1. In City of Cape Town v SA Municipal Workers Union on behalf of Sylvester & others8 8 [2013] 34 ILJ 1156 (LC), it was held that -

“the overall test is one of fairness, and that in deciding whether or not the employer had acted unfairly in failing or refusing to promote the employee, relevant factors to consider include whether the failure or refusal to promote was caused by unacceptable, irrelevant or invidious considerations on the part of the employer; or whether the employer’s decision was motivated by bad faith, was arbitrary, capricious, unfair or discriminatory; whether there were insubstantial reasons for the employer’s decision not to promote; whether the employer’s decision not to promote was based upon a wrong principle or was taken in a biased manner; whether the employer failed to apply its mind to the promotion of the employee; or whether the employer failed to comply with applicable procedural requirements related to promotions. The list is not exhaustive.”

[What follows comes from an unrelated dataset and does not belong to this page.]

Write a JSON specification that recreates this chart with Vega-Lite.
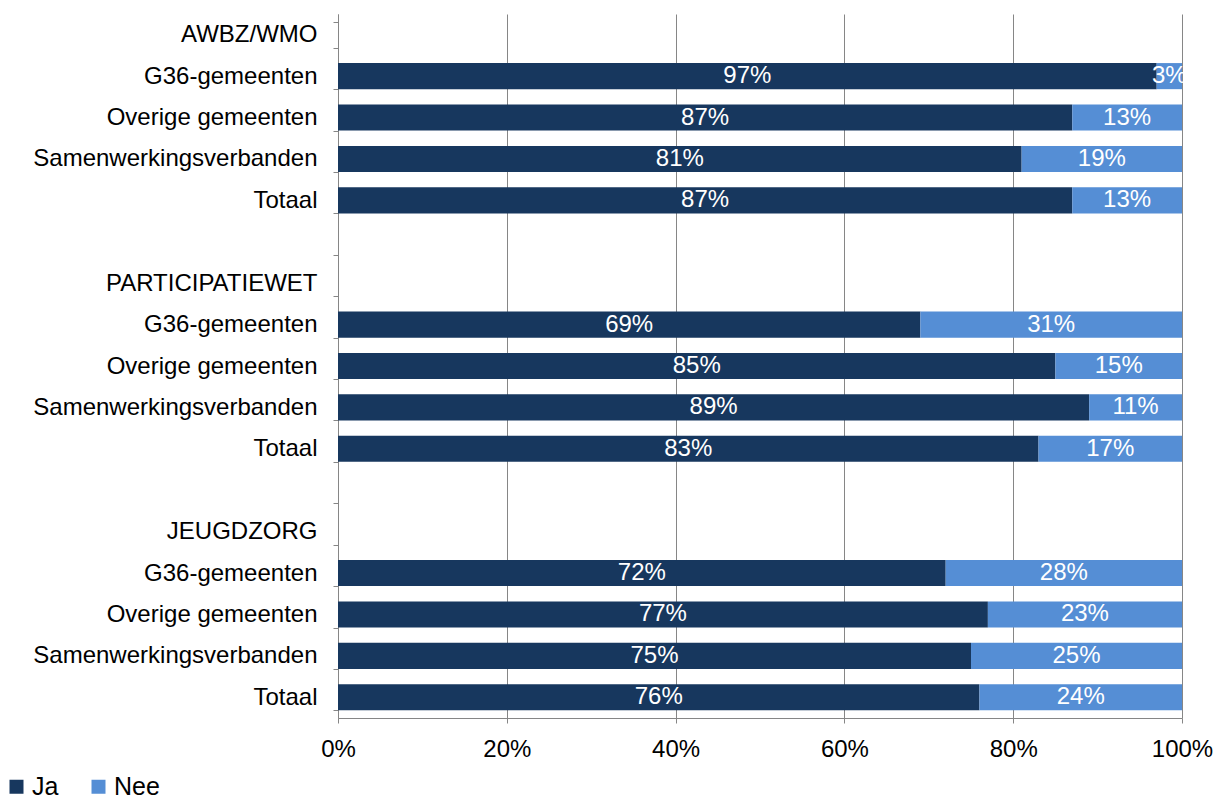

40. As matters stand, there was no substantial reasons for not appointing the Employee in January 2022. It therefore stands to reason that the Employee ought to have been appointed in January 2021 as nothing stood on her way, except that the Employer dragged the process for 12 months and decided to appoint her in 2023, having gone through the same or similar process again, as she did in 2021.

41. In light of the above, where there is no reasons at all submitted for the Employer’s failure to appoint the Employee, such a decision becomes arbitrary, and unfair to the Employee as there are insubstantial reasons for the Employer’s decision not to appoint her with effect from January 2022.

42. In the premises, it is my finding that the decision of the Employer not to appoint the Employee to the post of Head of Department at the school, which is on level 2 constitutes an unfair labour practice.

43. Although the Employee seeks 12 months compensation, I have considered the fact that she is still employed and that she has been employed throughout 2022, also, had she been promoted on January 2022, she would have received a few percentages on top of her salary notch. I therefore believe that compensation of three months is just and equitable, calculated as follows: R 32 840.32.00 per month x 3 = R 98 520.96 (Ninety eight thousand, five hundred and twenty rand ninety six cents).


44. The failure by the Employer to promote the Employee to the post of Head of Department at Vaal Oranje Primary School is unfair.

45. The Employer is ordered to pay compensation to the Employee of R 98 520.96 (Ninety eight thousand, five hundred and twenty rand ninety six cents).